Moldovan Ambassador to Belarus
- In office 21 June 2010 – 30 March 2017
- President: Mihai Ghimpu (acting) Vladimir Filat (acting) Marian Lupu (acting) Nicolae Timofti Igor Dodon
- Prime Minister: Vladimir Filat Iurie Leancă Chiril Gaburici Natalia Gherman (acting) Valeriu Streleț Gheorghe Brega (acting) Pavel Filip
- Preceded by: Valeriu Bobuțac
- Succeeded by: Victor Sorocean

Moldovan Ambassador to Bulgaria, Yugoslavia and Macedonia
- In office 31 December 1998 – 21 October 2002
- President: Petru Lucinschi Vladimir Voronin
- Prime Minister: Ion Ciubuc Ion Sturza Dumitru Braghiș Vasile Tarlev
- Preceded by: Mihai Coșcodan
- Succeeded by: Vasile Sturza

Member of the Moldovan Parliament
- In office 17 April 1990 – 27 February 1994
- Parliamentary group: Popular Front
- Constituency: Chișinău

Personal details
- Born: 15 August 1948 Alexandru Ioan Cuza, Moldavian SSR, Soviet Union
- Died: 15 December 2024 (aged 76)
- Party: Popular Front of Moldova
- Alma mater: Moldova State University Moscow State University
- Profession: Diplomat

= Gheorghe Hioară =

Moldovan diplomat and politician (1948–2024)

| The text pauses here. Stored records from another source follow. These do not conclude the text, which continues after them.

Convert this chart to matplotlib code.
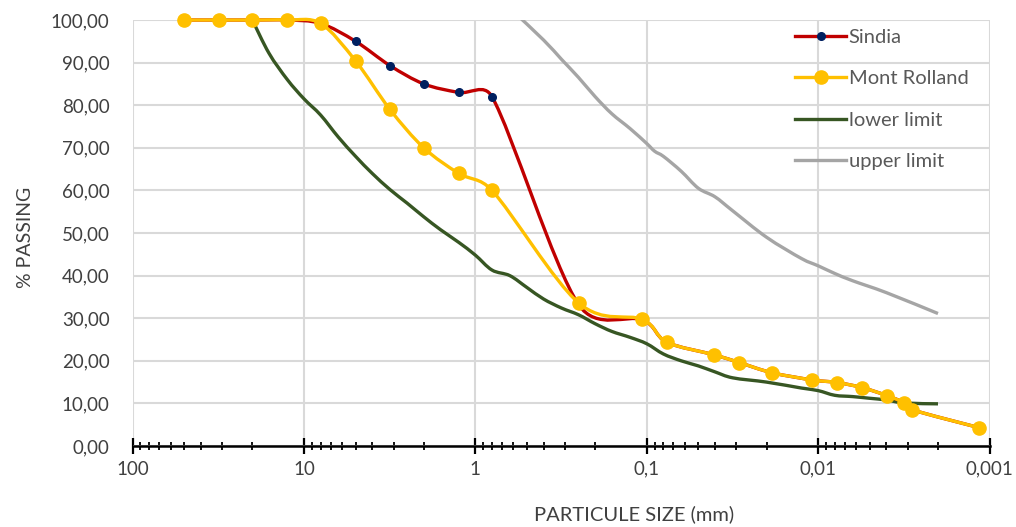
import numpy as np
import matplotlib
matplotlib.use('Agg')
import matplotlib.pyplot as plt
from matplotlib.path import Path
from matplotlib.patches import PathPatch
from matplotlib.lines import Line2D
from matplotlib.ticker import FixedLocator, LogLocator, NullFormatter

plt.rcParams['font.family'] = ['Lato', 'DejaVu Sans']

# grain sizes (mm) and % passing
sindia_x = [50, 31.5, 20, 12.5, 8, 5, 3.15, 2, 1.25, 0.8, 0.25, 0.106,
            0.0767, 0.0404, 0.0289, 0.0186, 0.0108, 0.00774, 0.00553,
            0.00395, 0.00317, 0.00282, 0.00115]
sindia_y = [100, 100, 100, 100, 99.2, 95, 89.3, 85, 83, 82, 33.2, 29.6,
            24.4, 21.4, 19.6, 17.2, 15.5, 14.9, 13.7, 11.8, 10.2, 8.5, 4.3]

mont_x = [50, 31.5, 20, 12.5, 8, 5, 3.15, 2, 1.25, 0.8, 0.25, 0.106,
          0.0767, 0.0404, 0.0289, 0.0186, 0.0108, 0.00774, 0.00553,
          0.00395, 0.00317, 0.00282, 0.00115]
mont_y = [100, 100, 100, 100, 99.2, 90.4, 79, 70, 64, 60, 33.6, 29.7,
          24.4, 21.4, 19.6, 17.2, 15.5, 14.9, 13.7, 11.8, 10.2, 8.5, 4.3]

lower_x = [20, 16, 12.5, 10, 8, 6.3, 5, 4, 3.15, 2.5, 2, 1.6, 1.25, 1, 0.8,
           0.63, 0.5, 0.4, 0.315, 0.25, 0.2, 0.16, 0.125, 0.1, 0.08, 0.063,
           0.05, 0.04, 0.0315, 0.02, 0.0125, 0.01, 0.008, 0.0063, 0.005,
           0.004, 0.00315, 0.002]
lower_y = [100, 92.2, 86, 81.5, 77.7, 72.5, 68, 64, 60.2, 57, 53.8, 50.8,
           47.8, 44.8, 41.3, 40, 37.2, 34.5, 32.4, 30.8, 28.7, 26.9, 25.5, 24,
           21.6, 20, 18.8, 17.4, 16, 15, 13.6, 13, 11.9, 11.6, 11.2, 10.8,
           10.1, 9.9]

upper_x = [0.6, 0.4, 0.315, 0.25, 0.2, 0.16, 0.125, 0.1, 0.09, 0.08, 0.063,
           0.05, 0.04, 0.0315, 0.02, 0.0125, 0.01, 0.008, 0.0063, 0.004, 0.002]
upper_y = [102, 95.3, 90.8, 86.5, 82, 78, 74.5, 71, 69.2, 68, 64.5, 60.5,
           58.5, 55.2, 49, 44, 42.3, 40.5, 38.8, 36, 31.1]

x_ticks = [100, 10, 1, 0.1, 0.01, 0.001]
x_labels = ['100', '10', '1', '0,1', '0,01', '0,001']
y_ticks = [0, 10, 20, 30, 40, 50, 60, 70, 80, 90, 100]


def smooth_path(xs, ys):
    # excel-like smoothed line: cubic beziers in log-x space,
    # tangent handles capped to half of the neighbouring segment
    u = np.log10(xs) * 40.0  # roughly the same screen scale as y
    y = np.array(ys, dtype=float)
    n = len(xs)
    seg = np.hypot(np.diff(u), np.diff(y))
    verts = [(xs[0], ys[0])]
    codes = [Path.MOVETO]
    for i in range(n - 1):
        a = max(i - 1, 0)
        d = min(i + 2, n - 1)
        t1 = np.array([u[i + 1] - u[a], y[i + 1] - y[a]]) / 6
        t2 = np.array([u[d] - u[i], y[d] - y[i]]) / 6
        lim = 0.5 * seg[i]
        if np.hypot(*t1) > lim:
            t1 *= lim / np.hypot(*t1)
        if np.hypot(*t2) > lim:
            t2 *= lim / np.hypot(*t2)
        c1 = (u[i] + t1[0], y[i] + t1[1])
        c2 = (u[i + 1] - t2[0], y[i + 1] - t2[1])
        verts += [(10 ** (c1[0] / 40), c1[1]), (10 ** (c2[0] / 40), c2[1]),
                  (xs[i + 1], ys[i + 1])]
        codes += [Path.CURVE4] * 3
    return Path(verts, codes)


red = '#C00000'
navy = '#002060'
gold = '#FFC000'
green = '#375623'
grey = '#A5A5A5'
txt = '#404040'

fig = plt.figure(figsize=(10.16, 5.27), dpi=100)
ax = fig.add_axes([0.1305, 0.1537, 0.8435, 0.8083])
ax.set_xscale('log')
ax.set_xlim(100, 0.001)
ax.set_ylim(0, 100)

ax.add_patch(PathPatch(smooth_path(upper_x, upper_y), fill=False, ec=grey, lw=2.4, zorder=3))
ax.add_patch(PathPatch(smooth_path(lower_x, lower_y), fill=False, ec=green, lw=2.4,
                       zorder=3, clip_on=False))
ax.add_patch(PathPatch(smooth_path(sindia_x, sindia_y), fill=False, ec=red, lw=2.4,
                       zorder=4, clip_on=False))
ax.plot(sindia_x, sindia_y, 'o', color=navy, ms=5.5, zorder=5, clip_on=False)
ax.add_patch(PathPatch(smooth_path(mont_x, mont_y), fill=False, ec=gold, lw=2.4,
                       zorder=6, clip_on=False))
ax.plot(mont_x, mont_y, 'o', color=gold, ms=9.5, zorder=7, clip_on=False)

# grid / frame
for s in ['left', 'right', 'top']:
    ax.spines[s].set_visible(False)
ax.spines['bottom'].set_color('black')
ax.spines['bottom'].set_linewidth(1.8)
ax.spines['bottom'].set_zorder(8)
ax.set_yticks(y_ticks)
ax.set_yticklabels([f'{v:.2f}'.replace('.', ',') for v in y_ticks])
ax.xaxis.set_major_locator(FixedLocator(x_ticks))
ax.set_xticklabels(x_labels)
ax.xaxis.set_minor_locator(LogLocator(base=10, subs=np.arange(2, 10), numticks=20))
ax.xaxis.set_minor_formatter(NullFormatter())
ax.grid(True, which='major', color='#D9D9D9', lw=1.5, zorder=0)
ax.set_axisbelow(True)
ax.tick_params(axis='x', which='major', direction='inout', length=11, width=1.6,
               color='black', labelsize=13.5, labelcolor=txt, pad=5)
ax.tick_params(axis='x', which='minor', direction='inout', length=6, width=1.3,
               color='black')
ax.tick_params(axis='y', length=0, labelsize=13.5, labelcolor=txt, pad=16.5)

ax.set_xlabel('PARTICULE SIZE (mm)', fontsize=14.5, color=txt)
ax.xaxis.set_label_coords(0.585, -0.14)
ax.set_ylabel('% PASSING', fontsize=14, color=txt)
ax.yaxis.set_label_coords(-0.115, 0.49)

handles = [
    Line2D([], [], color=red, lw=2.4, marker='o', ms=5.5, mfc=navy, mec=navy),
    Line2D([], [], color=gold, lw=2.4, marker='o', ms=9.5, mfc=gold, mec=gold),
    Line2D([], [], color=green, lw=2.4),
    Line2D([], [], color=grey, lw=2.4),
]
leg = ax.legend(handles, ['Sindia', 'Mont Rolland', 'lower limit', 'upper limit'],
                loc='upper left', bbox_to_anchor=(0.757, 1.012), frameon=False,
                fontsize=14.5, labelspacing=1.2, handlelength=2.5, handletextpad=0.15,
                borderaxespad=0.3)
for t in leg.get_texts():
    t.set_color('#595959')
leg.set_zorder(10)

fig.savefig('out.png', dpi=100)
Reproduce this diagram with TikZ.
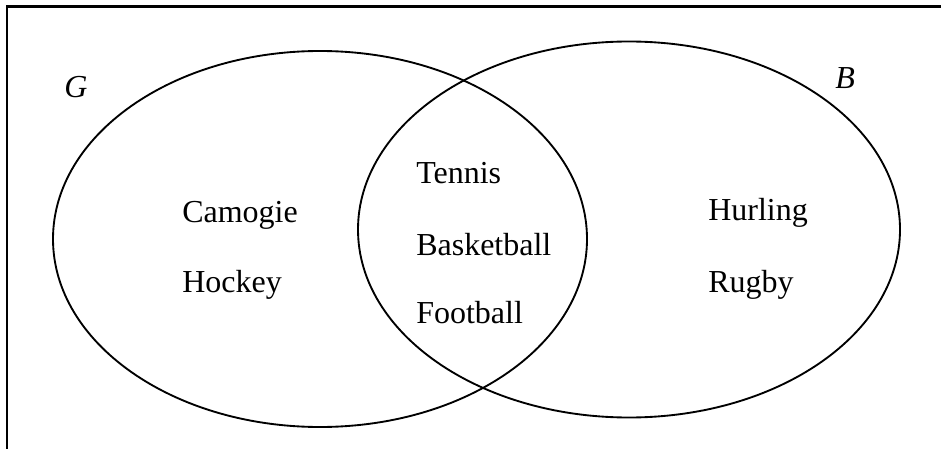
\documentclass[tikz,border=0pt]{standalone}
\usepackage{fontspec}
\setmainfont{Liberation Serif}
\begin{document}
\begin{tikzpicture}[x=0.75pt,y=-0.75pt,
  setline/.style={line width=1.4pt},
  framel/.style={line width=1.8pt},
  lbl/.style={anchor=base west,inner sep=0pt,font=\fontsize{24}{28}\selectfont},
  setname/.style={anchor=base west,inner sep=0pt,font=\fontsize{24}{28}\selectfont\itshape}]
\useasboundingbox (0,0) rectangle (941,449);
\coordinate (tl) at (7,6.5);
\coordinate (tr) at (941,6.5);
\coordinate (bl) at (7,449);
\draw[framel] (bl) -- (tl) -- (tr);
\draw[setline] (320,239) ellipse [x radius=267, y radius=188];
\draw[setline] (629,229.5) ellipse [x radius=271, y radius=188];
\node[setname] (g) at (64,98) {G};
\node[setname] (b) at (835,89) {B};
\node[lbl] (camogie) at (182,222) {Camogie};
\node[lbl] (hockey) at (182,292) {Hockey};
\node[lbl] (tennis) at (416,183) {Tennis};
\node[lbl] (basketball) at (416,255) {Basketball};
\node[lbl] (football) at (416,323) {Football};
\node[lbl] (hurling) at (708,220) {Hurling};
\node[lbl] (rugby) at (708,292) {Rugby};
\end{tikzpicture}
\end{document}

Gheorghe Hioară (15 August 1948 – 15 December 2024) was a Moldovan diplomat and politician. He was the ambassador to Belarus from 2010 to 2017.

== Life and career ==
Hioară was born on 15 August 1948, in the Moldovan SSR. He studied at Moscow State University between 1997 and 2003. In 1997, he was appointed a member of the embassy staff in Bulgaria and became the Ambassador of Moldova to Bulgaria in 1998. He would maintain this position until 2003. He served as a member of the Parliament of Moldova and ambassador to Bulgaria (1998–2003). Hioară was appointed to the position of Ambassador of Moldova to Belarus in July 2010 and several months later, he was appointed the Permanent Representative of Moldova in CIS statutory bodies. He was recalled on 24 March 2017. Apart from his native Romanian, Hioară spoke Russian, French, Bulgarian.

Hioară died on 15 December 2024, at the age of 76.